Engineering ethics

Brent Simmons has a good post today on ethics for programmers:

Were software engineer a profession like doctor or lawyer, we’d have a strong and binding set of ethics.

There is a code of ethics for software engineers—over and above the ACM code Brent mentions—but it’s known mostly to licensed professional engineers, and few programmers are licensed.

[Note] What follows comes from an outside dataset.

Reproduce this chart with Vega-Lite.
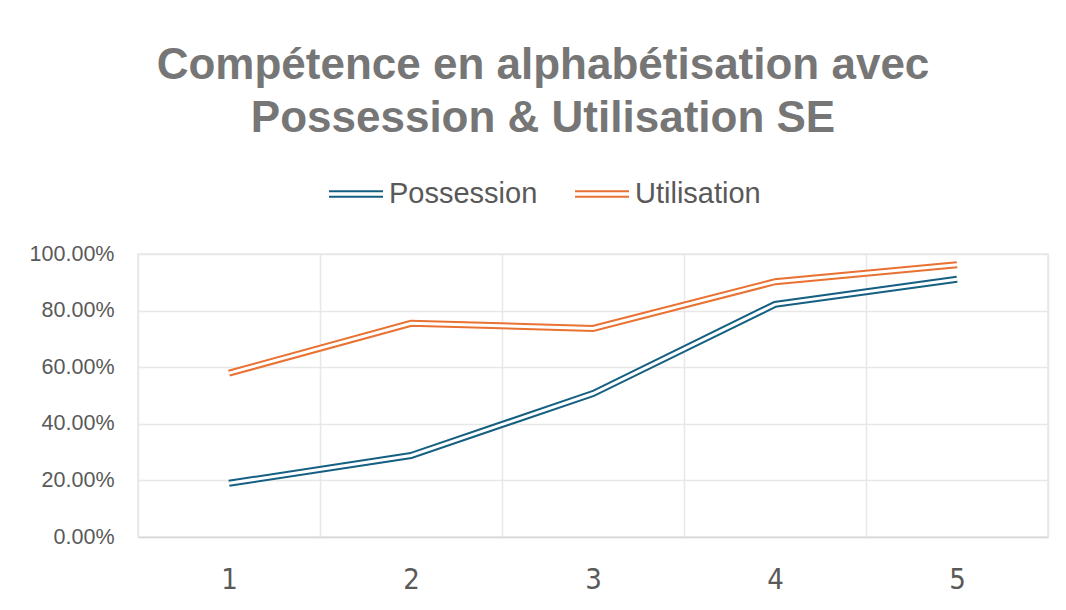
{
  "$schema": "https://vega.github.io/schema/vega-lite/v6.json",
  "autosize": "none",
  "width": 910,
  "height": 283,
  "padding": {"left": 138, "top": 254, "right": 18, "bottom": 73},
  "background": "white",
  "title": {
    "text": ["Compétence en alphabétisation avec", "Possession & Utilisation SE"],
    "font": "Liberation Sans",
    "fontSize": 44,
    "fontWeight": "bold",
    "color": "#767676",
    "anchor": "middle",
    "dx": -50,
    "lineHeight": 53,
    "offset": 25
  },
  "data": {
    "values": [
      {"x": "1", "series": "Possession", "value": 0.19},
      {"x": "2", "series": "Possession", "value": 0.288},
      {"x": "3", "series": "Possession", "value": 0.507},
      {"x": "4", "series": "Possession", "value": 0.822},
      {"x": "5", "series": "Possession", "value": 0.911},
      {"x": "1", "series": "Utilisation", "value": 0.579},
      {"x": "2", "series": "Utilisation", "value": 0.755},
      {"x": "3", "series": "Utilisation", "value": 0.737},
      {"x": "4", "series": "Utilisation", "value": 0.902},
      {"x": "5", "series": "Utilisation", "value": 0.962}
    ]
  },
  "encoding": {
    "x": {
      "field": "x",
      "type": "ordinal",
      "bandPosition": 0.5,
      "scale": {"type": "band", "paddingInner": 0, "paddingOuter": 0},
      "axis": {
        "title": null,
        "tickBand": "extent",
        "grid": true,
        "gridColor": "#e8e8e8",
        "gridWidth": 1.5,
        "ticks": false,
        "domain": true,
        "domainColor": "#d9d9d9",
        "domainWidth": 1.5,
        "labelAngle": 0,
        "labelFont": "DejaVu Sans Condensed, Roboto, sans-serif",
        "labelFontSize": 29,
        "labelColor": "#595959",
        "labelPadding": 28
      }
    },
    "y": {
      "field": "value",
      "type": "quantitative",
      "scale": {"domain": [0, 1], "nice": false},
      "axis": {
        "title": null,
        "values": [0, 0.2, 0.4, 0.6, 0.8, 1],
        "format": ".2%",
        "grid": true,
        "gridColor": "#e8e8e8",
        "gridWidth": 1.5,
        "ticks": false,
        "domain": false,
        "labelFont": "Liberation Sans",
        "labelFontSize": 21.5,
        "labelColor": "#595959",
        "labelPadding": 24
      }
    }
  },
  "layer": [
    {
      "mark": {"type": "line", "strokeWidth": 7, "strokeJoin": "miter"},
      "encoding": {
        "color": {
          "field": "series",
          "type": "nominal",
          "scale": {"domain": ["Possession", "Utilisation"], "range": ["#156082", "#E97132"]},
          "legend": {
            "title": null,
            "orient": "none",
            "direction": "horizontal",
            "legendX": 190,
            "legendY": -88,
            "symbolType": "M-1,-0.1H1M-1,0.1H1",
            "symbolSize": 2916,
            "symbolStrokeWidth": 2,
            "labelFont": "Liberation Sans",
            "labelFontSize": 29,
            "labelColor": "#595959",
            "labelOffset": 5,
            "columnPadding": 33
          }
        }
      }
    },
    {
      "mark": {"type": "line", "strokeWidth": 3, "color": "white", "strokeJoin": "miter"},
      "encoding": {"detail": {"field": "series", "type": "nominal"}}
    }
  ],
  "config": {
    "view": {"stroke": "#e8e8e8", "strokeWidth": 1.5}
  }
}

If you’re a regular reader of this blog or my Twitter feed, you know how hard it is for me to write the phrase software engineer. Deep down, I still think engineering should be reserved for work in the physical world, not in the conceptual world where most software resides. But the writing has been on the wall for a long time, and I don’t really expect the traditional definition to prevail. Nowadays my complaints about programmers calling themselves engineers are done as a joke in the “get off my lawn” vein:

@danielpunkass @caseyliss You software people are so cute with your ideas and stuff.
Dr. Drang (@drdrang) Jan 14 2015 7:44 AM
@drdrang @caseyliss Excuse me, I am a software ENGINEER. I should know a thing or two about ENGINEERING, thank you very much. Look it up …
Daniel Jalkut (@danielpunkass) Jan 14 2015 7:45 AM
@danielpunkass @caseyliss Look it up? OK…

Dr. Drang (@drdrang) Jan 14 2015 7:59 AM

Not that long ago, Daniel couldn’t be a licensed engineer, because there was no licensure procedure for software engineers, but that changed a couple of years ago. Now there’s a licensing exam for software engineering, although I don’t know how many states currently accept it.1 Each state has its own rules for the licensing of professional engineers, and some of those rules would probably have to be altered to allow programmers to get licensed, even with the availability of an exam.

(I am, by the way, curious what programmers think of the topics covered by the exam.)

Professional engineers are guided by the NSPE code of ethics. Licensed software engineers are no different. Strictly speaking, the NSPE has no statutory power—it’s just a professional organization like ACM—but state boards of registration do consider it when conducting disciplinary investigations.2

The six fundamental canons of the code are:

  1. Hold paramount the safety, health, and welfare of the public.
  2. Perform services only in areas of their competence.
  3. Issue public statements only in an objective and truthful manner.
  4. Act for each employer or client as faithful agents or trustees.
  5. Avoid deceptive acts.
  6. Conduct themselves honorably, responsibly, ethically, and lawfully so as to enhance the honor, reputation, and usefulness of the profession.

I’d say the Brent’s concerns about spyware and monitoring software fall under the “avoid deceptive acts” canon. Another section of the code states

Engineers shall avoid all conduct or practice that deceives the public.

I think that fits, too.

The purpose of licensure is to protect the public by guaranteeing a minimum level of competence in licensed practitioners. Typically, this means protection from physical harm. Since most software poses no risk of physical harm—beating your head against your desk when a program eats one of your files doesn’t count—licensure of software engineers may not seem that important. But as software threads its way into more aspects of our lives, our definition of protection will broaden, and more software will have to be approved by licensed software engineers.

  1. When this article was written, thirty states had software engineering licenses. 

  2. The NSPE is an American organization, but most nations have a similar code of ethics for engineers. Several years ago, I was working on a project with a Canadian engineer who wore an iron ring on his right pinky. The Iron Ring ceremony is a wonderfully Victorian ritual (complete with text by Rudyard Kipling) to instill the ethics and obligations of the profession in young engineers.